When I got my Delta Drill Press when I was 22, long long ago, I restored it, changed all the bearings and took it down with glass beads to bare metal.   I was a kid then but even today I felt like I did a good job.  Used duct tape, masking tape, and corks to insure machined surfaces that were not supposed to be beaded didn't get beaded.  Painted with Rustoleum.  The thing still looks good today 28 years later.   

I was planning on doing the same for the lathe.  I was thinking Rustoleum gray again.  Close enough to its original color. 

Any thoughts on whether to blast bead the parts or use a different means to remove the paint?

Thanks


----------



## tq60 (Aug 14, 2017)

Just spray oven cleaner on it.

Sams has a 3 pack of grill cleaner for 9 bucks that is the best deal and it works very well.

Spray let soak scrub then rinse repeat.

Sent from my SAMSUNG-SGH-I337Z using Tapatalk


----------



## brino (Aug 14, 2017)

Hi Keith,

Sorry I have never done a bead-blast on a machine, so I'll leave that for others to comment.

I just wanted to say.....Welcome to the Hobby-Machinist!

I believe the key to the drill press looking good so many years later is: i) the original restore done well, and ii) it has an owner that takes care of it. Good to know that that lathe does now too.

-brino


----------



## tyler machine (Aug 14, 2017)

Bead blast will still peen the surface somewhat. It might be better to use soda blast, if it's available.


----------



## 4GSR (Aug 14, 2017)

tq60 said:


> Just spray oven cleaner on it.
> 
> Sams has a 3 pack of grill cleaner for 9 bucks that is the best deal and it works very well.
> 
> ...



That grill cleaner has lots of caustic in it.  If you decide to use it, don't leave it on very long and it will eat up any aluminum in it's sight.  Water rinse, then go back over with a mild detergent with another water rinse to make sure all of the caustic is removed.  Be sure to coat bare metal surfaces immediately after cleaning.  Then paint.


----------



## RJSakowski (Aug 14, 2017)

The caustic will attack any alloys with aluminum or zinc in them.
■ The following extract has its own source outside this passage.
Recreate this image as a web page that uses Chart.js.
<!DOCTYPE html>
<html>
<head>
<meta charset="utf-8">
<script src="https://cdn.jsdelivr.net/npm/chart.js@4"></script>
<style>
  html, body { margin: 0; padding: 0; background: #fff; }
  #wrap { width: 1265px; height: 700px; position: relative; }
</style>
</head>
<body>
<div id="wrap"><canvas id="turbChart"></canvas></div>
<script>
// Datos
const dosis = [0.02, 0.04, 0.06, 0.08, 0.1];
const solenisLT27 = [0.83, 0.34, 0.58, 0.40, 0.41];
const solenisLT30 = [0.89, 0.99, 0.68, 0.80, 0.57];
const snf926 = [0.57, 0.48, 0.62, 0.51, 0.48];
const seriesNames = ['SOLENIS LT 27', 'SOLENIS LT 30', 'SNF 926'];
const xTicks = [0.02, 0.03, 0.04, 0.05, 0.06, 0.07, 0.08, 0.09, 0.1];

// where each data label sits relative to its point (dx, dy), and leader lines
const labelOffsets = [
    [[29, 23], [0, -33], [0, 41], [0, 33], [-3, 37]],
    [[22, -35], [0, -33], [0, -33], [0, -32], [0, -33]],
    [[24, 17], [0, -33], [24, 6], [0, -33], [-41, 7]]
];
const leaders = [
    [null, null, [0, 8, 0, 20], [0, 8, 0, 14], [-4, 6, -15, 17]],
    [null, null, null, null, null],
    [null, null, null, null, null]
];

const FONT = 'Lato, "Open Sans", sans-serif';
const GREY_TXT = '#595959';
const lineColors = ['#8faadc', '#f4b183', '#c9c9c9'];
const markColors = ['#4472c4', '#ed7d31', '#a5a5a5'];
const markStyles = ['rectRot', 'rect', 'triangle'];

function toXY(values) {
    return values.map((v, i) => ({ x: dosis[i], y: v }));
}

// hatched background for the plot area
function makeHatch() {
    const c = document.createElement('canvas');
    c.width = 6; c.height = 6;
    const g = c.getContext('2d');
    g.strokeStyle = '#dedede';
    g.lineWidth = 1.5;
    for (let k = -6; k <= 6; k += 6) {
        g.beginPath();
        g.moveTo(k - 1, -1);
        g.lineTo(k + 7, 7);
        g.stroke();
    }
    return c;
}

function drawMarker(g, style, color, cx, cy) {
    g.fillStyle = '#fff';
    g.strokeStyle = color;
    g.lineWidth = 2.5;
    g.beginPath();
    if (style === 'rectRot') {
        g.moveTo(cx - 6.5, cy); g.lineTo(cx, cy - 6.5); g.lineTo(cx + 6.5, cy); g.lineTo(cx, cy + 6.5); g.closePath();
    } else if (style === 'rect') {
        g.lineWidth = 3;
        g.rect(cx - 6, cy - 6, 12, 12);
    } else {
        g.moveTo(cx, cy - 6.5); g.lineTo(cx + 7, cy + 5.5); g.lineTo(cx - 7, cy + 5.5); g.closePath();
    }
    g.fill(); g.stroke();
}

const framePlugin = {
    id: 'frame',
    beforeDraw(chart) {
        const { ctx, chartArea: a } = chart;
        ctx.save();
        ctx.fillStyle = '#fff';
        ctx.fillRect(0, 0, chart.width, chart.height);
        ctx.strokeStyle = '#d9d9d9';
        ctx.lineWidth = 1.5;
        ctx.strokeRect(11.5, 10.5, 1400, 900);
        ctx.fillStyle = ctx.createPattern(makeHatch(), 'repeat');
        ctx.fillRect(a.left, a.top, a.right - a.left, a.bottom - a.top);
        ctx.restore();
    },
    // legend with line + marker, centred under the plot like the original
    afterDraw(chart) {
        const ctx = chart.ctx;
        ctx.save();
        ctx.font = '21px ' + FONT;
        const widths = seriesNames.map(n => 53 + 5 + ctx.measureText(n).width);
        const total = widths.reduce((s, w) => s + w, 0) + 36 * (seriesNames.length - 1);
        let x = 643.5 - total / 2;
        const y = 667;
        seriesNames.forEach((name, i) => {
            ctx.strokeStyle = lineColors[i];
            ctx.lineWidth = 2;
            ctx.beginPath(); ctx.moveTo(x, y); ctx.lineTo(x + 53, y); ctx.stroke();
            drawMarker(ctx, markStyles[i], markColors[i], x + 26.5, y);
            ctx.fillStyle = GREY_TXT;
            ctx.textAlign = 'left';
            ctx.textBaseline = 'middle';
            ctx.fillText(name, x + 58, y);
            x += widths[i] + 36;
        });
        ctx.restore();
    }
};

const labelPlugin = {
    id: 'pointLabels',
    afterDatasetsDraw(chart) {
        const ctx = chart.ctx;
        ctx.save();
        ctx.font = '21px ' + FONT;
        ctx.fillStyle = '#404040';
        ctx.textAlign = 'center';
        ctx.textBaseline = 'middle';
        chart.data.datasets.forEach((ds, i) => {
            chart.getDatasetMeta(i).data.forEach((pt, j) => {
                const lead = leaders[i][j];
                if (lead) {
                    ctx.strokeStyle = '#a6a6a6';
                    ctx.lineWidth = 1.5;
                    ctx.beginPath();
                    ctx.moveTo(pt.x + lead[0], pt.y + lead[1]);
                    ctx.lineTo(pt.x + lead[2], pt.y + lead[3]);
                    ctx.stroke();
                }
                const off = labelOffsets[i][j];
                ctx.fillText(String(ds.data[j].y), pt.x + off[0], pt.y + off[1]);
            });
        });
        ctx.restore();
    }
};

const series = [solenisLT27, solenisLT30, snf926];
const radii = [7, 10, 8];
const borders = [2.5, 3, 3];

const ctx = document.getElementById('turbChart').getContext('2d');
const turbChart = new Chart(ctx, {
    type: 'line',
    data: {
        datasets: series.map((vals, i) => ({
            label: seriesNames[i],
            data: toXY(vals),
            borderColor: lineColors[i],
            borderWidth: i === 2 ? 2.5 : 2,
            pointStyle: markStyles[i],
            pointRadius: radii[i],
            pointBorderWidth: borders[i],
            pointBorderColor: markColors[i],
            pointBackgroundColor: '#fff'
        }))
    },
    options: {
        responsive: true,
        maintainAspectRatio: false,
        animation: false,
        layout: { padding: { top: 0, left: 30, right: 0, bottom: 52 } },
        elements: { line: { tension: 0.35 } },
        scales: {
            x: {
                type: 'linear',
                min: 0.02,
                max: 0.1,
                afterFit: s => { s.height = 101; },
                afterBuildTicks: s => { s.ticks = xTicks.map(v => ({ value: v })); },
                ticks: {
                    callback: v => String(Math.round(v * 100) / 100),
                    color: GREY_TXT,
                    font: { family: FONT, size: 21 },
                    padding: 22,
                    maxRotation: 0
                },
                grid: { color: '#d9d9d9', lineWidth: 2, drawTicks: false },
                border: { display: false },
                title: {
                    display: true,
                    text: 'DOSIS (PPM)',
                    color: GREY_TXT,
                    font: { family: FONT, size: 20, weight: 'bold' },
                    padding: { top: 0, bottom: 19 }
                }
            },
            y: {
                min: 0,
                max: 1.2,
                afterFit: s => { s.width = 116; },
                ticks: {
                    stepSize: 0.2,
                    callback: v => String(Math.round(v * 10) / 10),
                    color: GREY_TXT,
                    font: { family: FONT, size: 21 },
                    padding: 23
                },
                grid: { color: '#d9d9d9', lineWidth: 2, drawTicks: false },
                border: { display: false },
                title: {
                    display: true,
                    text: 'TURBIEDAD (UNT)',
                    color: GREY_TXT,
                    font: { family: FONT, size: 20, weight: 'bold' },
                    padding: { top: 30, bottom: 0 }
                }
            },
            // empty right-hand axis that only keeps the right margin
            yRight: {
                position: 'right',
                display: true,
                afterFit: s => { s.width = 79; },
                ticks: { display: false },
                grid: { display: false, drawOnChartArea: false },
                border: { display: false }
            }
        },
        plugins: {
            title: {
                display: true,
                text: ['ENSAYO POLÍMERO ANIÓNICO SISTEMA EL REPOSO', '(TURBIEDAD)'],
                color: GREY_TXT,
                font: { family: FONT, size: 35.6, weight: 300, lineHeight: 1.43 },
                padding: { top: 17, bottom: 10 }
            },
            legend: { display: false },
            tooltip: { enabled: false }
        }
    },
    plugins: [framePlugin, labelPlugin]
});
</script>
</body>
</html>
Craftsman had quite a few Zamak components in their lathes and if you want to use an oven cleaner type cleaner, strip the lathe down to the bare casting.first.


----------



## Keith A (Aug 16, 2017)

Thanks all for the replies and the warm welcome.  Yes Soda Blast is available and I will try that first.


----------



## Ulma Doctor (Aug 17, 2017)

Hi Keith, welcome to the forum.
i would resist the urge to use any blasting media on the ways and mating surfaces.
the exterior surfaces are fine to do as you please.
i'd like to see pictures of the process if you can post them!


----------



## Keith A (Aug 18, 2017)

Thanks Mike,  Yes I would definitely not use media on the ways and machined surfaces; not even blasting soda.   I have not taken many photos because I was not really planning to take her down to bones.  I will try to put some together.


----------



## Keith A (Aug 19, 2017)

Here are a few of the machine when I first purchased it.


----------



## Ulma Doctor (Aug 19, 2017)

she looks like she's in pretty good shape, congratulations!


----------